The values are random and cannot accept any patterns that may make them more meaningful to users.
There is no way to determine the sequence in which uniqueidentifier values were generated. They are not suited for existing applications that depend on incrementing key values serially.
At 16 bytes, the uniqueidentifier data type is relatively large compared to other data types such as 4-byte integers. This means indexes built using uniqueidentifier keys may be relatively slower than implementing the indexes using an int key.
In "response" table, I am thinking of using sql_variant data type instead of nvarchar(4000) in "response_value" column. Reason is that questions vary from asking for details description to selecting single select multiple question with integer value associated with it.

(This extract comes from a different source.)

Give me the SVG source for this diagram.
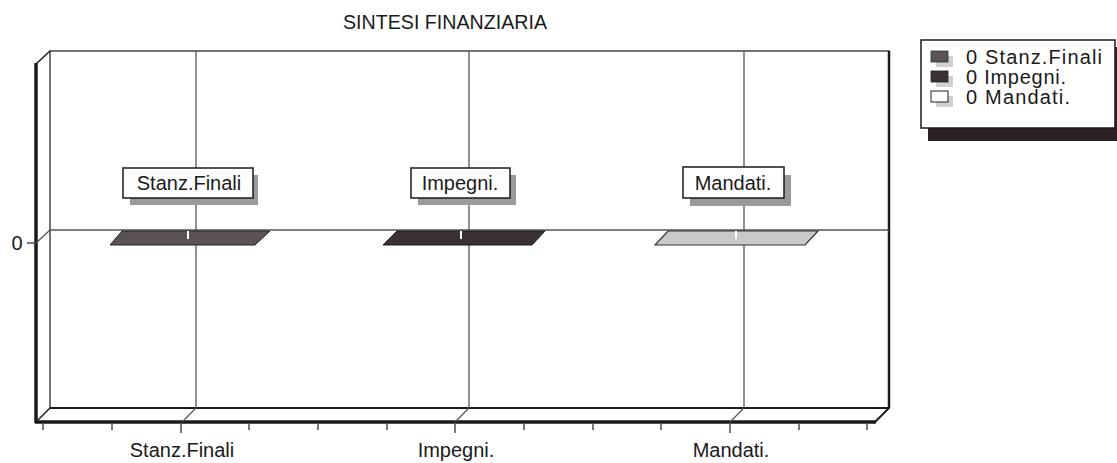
<svg xmlns="http://www.w3.org/2000/svg" width="1117" height="463" viewBox="0 0 1117 463">
<style>
text{font-family:"Liberation Sans",Arial,sans-serif;fill:#1a1a1a}
.t20{font-size:20px}
.grid{stroke:#555;stroke-width:1.3;fill:none}
.edge{stroke:#1a1a1a;fill:none}
.lbl{fill:#fff;stroke:#1a1a1a;stroke-width:1.5}
.shd{fill:#9a9a9a}
.notch{stroke:#fff;stroke-width:2}
.tick{stroke:#333;stroke-width:1.3}
</style>
<rect width="1117" height="463" fill="#fff"/>
<text x="445" y="29" class="t20" text-anchor="middle" textLength="204" lengthAdjust="spacingAndGlyphs">SINTESI FINANZIARIA</text>
<g id="chart-frame">
<rect x="50" y="51" width="839" height="357" fill="#fff" stroke="#444" stroke-width="1.5"/>
<line x1="889" y1="51" x2="889" y2="408" class="edge" stroke-width="2.5"/>
<line x1="50" y1="408" x2="889" y2="408" class="edge" stroke-width="2"/>
<line x1="36" y1="64" x2="50" y2="51" class="edge" stroke-width="1.5"/>
<line x1="36" y1="422" x2="50" y2="408" class="edge" stroke-width="1.5"/>
<line x1="875" y1="422" x2="889" y2="408" class="edge" stroke-width="2"/>
<line x1="36" y1="63" x2="36" y2="423" class="edge" stroke-width="3.5"/>
<line x1="35" y1="422" x2="876" y2="422" class="edge" stroke-width="3.5"/>
</g>
<g id="gridlines">
<line x1="50" y1="230" x2="889" y2="230" class="grid"/>
<line x1="36" y1="243" x2="50" y2="230" class="grid"/>
<line x1="27" y1="243" x2="36" y2="243" class="tick"/>
<line x1="196" y1="51" x2="196" y2="408" class="grid"/>
<line x1="196" y1="408" x2="182" y2="422" class="grid"/>
<line x1="469" y1="51" x2="469" y2="408" class="grid"/>
<line x1="469" y1="408" x2="455" y2="422" class="grid"/>
<line x1="744" y1="51" x2="744" y2="408" class="grid"/>
<line x1="744" y1="408" x2="730" y2="422" class="grid"/>
</g>
<text x="17" y="250" class="t20" text-anchor="middle">0</text>
<g id="ticks">
<line x1="43" y1="424" x2="43" y2="430" class="tick"/>
<line x1="112" y1="424" x2="112" y2="430" class="tick"/>
<line x1="181" y1="424" x2="181" y2="433" class="tick"/>
<line x1="249" y1="424" x2="249" y2="430" class="tick"/>
<line x1="318" y1="424" x2="318" y2="430" class="tick"/>
<line x1="387" y1="424" x2="387" y2="430" class="tick"/>
<line x1="455" y1="424" x2="455" y2="433" class="tick"/>
<line x1="524" y1="424" x2="524" y2="430" class="tick"/>
<line x1="593" y1="424" x2="593" y2="430" class="tick"/>
<line x1="661" y1="424" x2="661" y2="430" class="tick"/>
<line x1="730" y1="424" x2="730" y2="433" class="tick"/>
<line x1="799" y1="424" x2="799" y2="430" class="tick"/>
<line x1="867" y1="424" x2="867" y2="430" class="tick"/>
</g>
<g id="bar-stanz">
<polygon points="122,231 270,231 255,245 110,245" fill="#5a5256" stroke="#222" stroke-width="1"/>
<line x1="188" y1="231" x2="188" y2="239" class="notch"/>
</g>
<g id="bar-impegni">
<polygon points="397,231 545,231 532,245 383,245" fill="#3a3035" stroke="#1a1a1a" stroke-width="1"/>
<line x1="461" y1="231" x2="461" y2="239" class="notch"/>
</g>
<g id="bar-mandati">
<polygon points="668,231 818,231 805,245 655,245" fill="#c9c9c9" stroke="#333" stroke-width="1.2"/>
<line x1="736" y1="231" x2="736" y2="239" class="notch"/>
</g>
<g id="label-stanz">
<rect x="130" y="175" width="128" height="30" class="shd"/>
<rect x="123" y="168" width="130" height="30" class="lbl"/>
<text x="189" y="190" class="t20" text-anchor="middle">Stanz.Finali</text>
</g>
<g id="label-impegni">
<rect x="418" y="175" width="98" height="30" class="shd"/>
<rect x="411" y="168" width="99" height="30" class="lbl"/>
<text x="460" y="190" class="t20" text-anchor="middle">Impegni.</text>
</g>
<g id="label-mandati">
<rect x="690" y="175" width="101" height="31" class="shd"/>
<rect x="683" y="167" width="101" height="31" class="lbl"/>
<text x="733" y="190" class="t20" text-anchor="middle">Mandati.</text>
</g>
<g id="axis-labels">
<text x="182" y="457" class="t20" text-anchor="middle">Stanz.Finali</text>
<text x="456" y="457" class="t20" text-anchor="middle">Impegni.</text>
<text x="731" y="457" class="t20" text-anchor="middle">Mandati.</text>
</g>
<g id="legend">
<rect x="928" y="47" width="200" height="94" fill="#2a2226"/>
<rect x="921" y="40" width="194" height="88" fill="#fff" stroke="#1a1a1a" stroke-width="1.5"/>
<rect x="936" y="56" width="17" height="11" fill="#d0d0d0"/>
<rect x="931" y="51" width="17" height="11" fill="#5a5256" stroke="#333" stroke-width="0.8"/>
<rect x="936" y="76" width="17" height="11" fill="#d0d0d0"/>
<rect x="931" y="71" width="17" height="11" fill="#3a3035" stroke="#222" stroke-width="0.8"/>
<rect x="936" y="96" width="17" height="11" fill="#d0d0d0"/>
<rect x="931" y="91" width="17" height="11" fill="#fff" stroke="#222" stroke-width="1"/>
<text x="966" y="64" class="t20" textLength="136" lengthAdjust="spacing">0 Stanz.Finali</text>
<text x="966" y="84" class="t20" textLength="100" lengthAdjust="spacing">0 Impegni.</text>
<text x="966" y="104" class="t20" textLength="104" lengthAdjust="spacing">0 Mandati.</text>
</g>
</svg>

After my analysis, it turned out that it is slightly more expensive with sql_variant to store than nvarchar(4000), but query performance looked to be significantly robust with sql_variant data type.
Did you have any pro&con experience involving with sql_variant data type?
Last edited by DBAStriker; 12-15-2004 at 04:48 PM.
Can't really say. I've never found a good reason to use sql_variant. I don't really see any real benefit from using it, but it has a lot of special rules that make using it a pain in the rear.
I've created 2 indentical table with 1000000 rows of text values and 1000000 rows of integer values.
Only difference between 2 tables is that one table stores those value as nvarchar(4000) and the other stores as sql_variant.
Then inserted 1000000 rows of integer and 1000000 rows of text data to both table.
Then tested following queries 4 times.
Code:
SELECT *
FROM test_1
WHERE data_value = '12345'
SELECT *
FROM test_2
WHERE data_value = 12345
SELECT *
FROM test_1
WHERE data_value = 'John'
SELECT *
FROM test_2
WHERE data_value = 'John'
Tell me this, what results do you get when you run the following queries against the tables. Not performance results, but the actual response from the query?
SELECT count(*)
FROM test_1
WHERE data_value > 'John'
SELECT count(*)
FROM test_2
WHERE data_value > 'John'
You see a slight discrepency there, don't you???
The rules for how numeric data is handled have suddenly been reversed.